Chat with us, powered by LiveChat

How to Prepare Effectively for College Interviews


No items found.

Interviews are a great opportunity for you to not only demonstrate your interest in a university but also learn more about the student experience. In order to make the most of the opportunity, it’s important to understand the purpose of the college interview and how to best prepare for it. 

Interviews are typically offered after a student has submitted their application, but some schools require students to request an interview before they submit (it’s important to check each school’s method). Interviews are generally casual conversations, lasting 30-60 minutes, and may be conducted by university alumni or admissions office staff. Most are conducted by alumni interviewers, who are volunteers — not official representatives of the university. They do not have access to your application materials, and you will not be expected to discuss your grades or test scores. The interview is meant to 1) help you and the university decide if you are a good fit for each other, 2) hear how you communicate, 3) help universities make sure there are no red flags in your application, and 4) get a sense for whether you really want to go to that university (or not). 

Interview prep

The best kinds of preparation you can do for an interview are 1) reflect on your high school accomplishments and work on your college essays because the interviewer may ask similarly general questions, such as to tell them about an extracurricular activity, why you want to major in xyz, what is an example of leadership, etc.; 2) do some mock interviews with your family, mentor, and/or counselor so that you practice lots of types of questions; and 3) have lots of great answers for the all-important question of “So, why do you want to go to college here?”. 

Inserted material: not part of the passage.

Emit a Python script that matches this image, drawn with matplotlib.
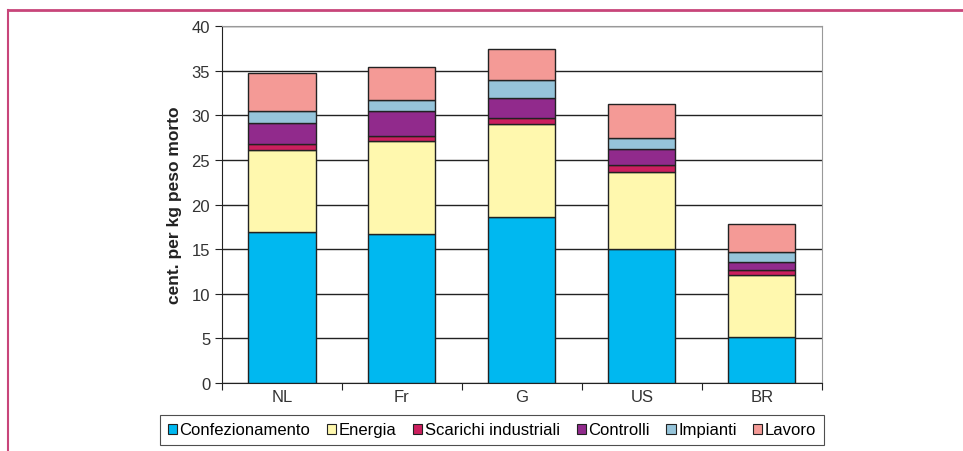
import numpy as np
import matplotlib.pyplot as plt
from matplotlib.lines import Line2D

# Data (cent. per kg peso morto)
paesi = ["NL", "Fr", "G", "US", "BR"]
voci = ["Confezionamento", "Energia", "Scarichi industriali",
        "Controlli", "Impianti", "Lavoro"]
confezionamento = [16.9, 16.67, 18.58, 14.99, 5.12]
energia = [9.27, 10.43, 10.43, 8.64, 6.95]
scarichi = [0.6, 0.56, 0.67, 0.78, 0.57]
controlli = [2.35, 2.81, 2.25, 1.80, 0.89]
impianti = [1.35, 1.23, 2.01, 1.23, 1.12]
lavoro = [4.26, 3.70, 3.48, 3.81, 3.14]
colori = ["#00B8F0", "#FFF8AE", "#CC1F5E", "#912A8C", "#96C4DA", "#F49A96"]

plt.rcParams['font.family'] = ['Liberation Sans', 'DejaVu Sans']

fig = plt.figure(figsize=(9.63, 4.52), dpi=100)
ax = fig.add_axes([0.2305, 0.1504, 0.8533 - 0.2305, 0.9396 - 0.1504])

x = np.arange(len(paesi))
serie = [confezionamento, energia, scarichi, controlli, impianti, lavoro]
base = np.zeros(len(paesi))
for nome, vals, col in zip(voci, serie, colori):
    ax.bar(x, vals, width=0.56, bottom=base, color=col, edgecolor='#222222',
           linewidth=1.0, label=nome, zorder=3)
    base += np.array(vals)

ax.set_xlim(-0.5, 4.5)
ax.set_ylim(0, 40)
ax.set_yticks(np.arange(0, 41, 5))
ax.yaxis.grid(True, color='#222222', linewidth=1.0, zorder=0)
ax.tick_params(axis='y', labelsize=12, length=5, direction='out',
               colors='#222222', labelcolor='#333333')

# boundary ticks without labels, category labels centred
ax.set_xticks(np.arange(-0.5, 5, 1))
ax.set_xticklabels([])
ax.tick_params(axis='x', which='major', length=5, color='#222222')
ax.set_xticks(x, minor=True)
ax.set_xticklabels(paesi, minor=True)
ax.tick_params(axis='x', which='minor', length=0, labelsize=12,
               labelcolor='#333333', pad=4)

for s in ['top', 'right']:
    ax.spines[s].set_color('#999999')
for s in ['left', 'bottom']:
    ax.spines[s].set_color('#222222')

ax.set_ylabel("cent. per kg peso morto", fontsize=12.5, fontweight='bold',
              color='#222222', labelpad=7)

handles = [plt.Rectangle((0, 0), 1, 1, facecolor=c, edgecolor='#222222',
                         linewidth=0.8) for c in colori]
leg = fig.legend(handles, voci, loc='center', bbox_to_anchor=(0.511, 0.0465),
                 ncol=6, frameon=True, fancybox=False, edgecolor='#222222',
                 handlelength=0.55, handleheight=0.55, handletextpad=0.15,
                 columnspacing=1.0, borderpad=0.45,
                 prop={'family': ['Liberation Sans'], 'size': 12})
leg.get_frame().set_linewidth(0.8)

# page border lines (top and left)
fig.add_artist(Line2D([8 / 963, 1], [1 - 10.5 / 452, 1 - 10.5 / 452],
                      color='#C8457A', linewidth=2, transform=fig.transFigure))
fig.add_artist(Line2D([8 / 963, 8 / 963], [0, 1 - 10.5 / 452],
                      color='#C8457A', linewidth=1.5, transform=fig.transFigure))

fig.savefig("out.png", dpi=100)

Here’s a quick breakdown of each of those categories: 

  1. Reflect on your high school experience and accomplishments: Your interviewer will likely ask questions about your high school experience and future goals (“What is your favorite subject?” “Are there any extracurricular activities you would like to continue in college?”). Keep in mind that you may have to bring up any interests first, as your interviewer may not have any of your background information. The interviewer may also start the interviewer with the dreaded question “So tell me about yourself.” Don’t stress - just tell them your name, where you’re from, and maybe a couple facts about yourself such as what activities you enjoy or what your favorite class is. This is just a warm-up question, so don’t worry, and don’t spend too long on it. The best way to prepare for these types of questions is just to reflect on who you are as a person, what you enjoy doing, what you’re proud of, and what you’re passionate about. Then write down 4-5 of those things that you want to make sure to mention so they’re top of mind.
  2. Mock interviews: Practice makes perfect! Ask your counselor, mentor, parents, and/or friends to ask you a couple interview-type questions. Because you won’t be able to prepare for every possible question your interviewer may ask you, your goal in this stage of preparation is to be able to think of a response off the top of your head to any question and to tie it to an interest of yours.
  3. So why do you want to go here?” In addition to making sure that you can communicate effectively, the most important thing that the interviewer is trying to get a sense of (for non-ED applicants) is “If we accepted this student, would this student enroll?” That answer is very important because colleges are very focused on their “yield” (i.e., the percentage of students who enroll at an institution after having been accepted). If a school’s yield goes up, generally their rankings go up, as do their endowments and other rankings, so it is a big focus of universities (especially this year, when some universities are in danger of closing). The best way to demonstrate interest in a school is to research that school extensively and have a lot of reasons ready for why you like it! Spend time researching the university on its website and social media accounts, and speak with any friends, mentors, family members, or anyone you know who went there to get a real sense of the school. Look into what you might want to major in at that school and how that program might differ from similar majors at other schools. Have a good idea of the overall campus culture and what attracts you to this specific university. Is that school famous for certain traditions? Try to have a short story in mind for each point you want to make — you want to avoid one-word answers or not being able to engage in back-and-forth with your interviewer. 

General tips:

In addition to your responses, prepare questions for your interviewer because they will likely leave a few minutes at the end of the interview for you to ask questions. Prepare questions about your interviewer’s personal experience (rather than university administration or policy). For example, if the interviewer is an alum, ask how they decided on their major, which extracurricular activities they did in college, what their favorite part of attending that school was, and/or if they have any advice for you.

My main advice after having conducted countless interviews: don’t rely on scripted answers, and don’t be afraid of silence. Interviewers would rather you say you need a few moments to compose your answers than listen to you ramble. Just say, “That’s a great question. Could I please have a moment to think about my answer?”

Interviews are generally an optional piece of the application process, but we recommend that if a college offers interviews, you should always take that opportunity to demonstrate your interest in that school. 

Finally, keep in mind that interviews are usually not the deciding factor in the admissions decision — if you make polite, genuine conversation and demonstrate interest in the school, then the interview can only support your application.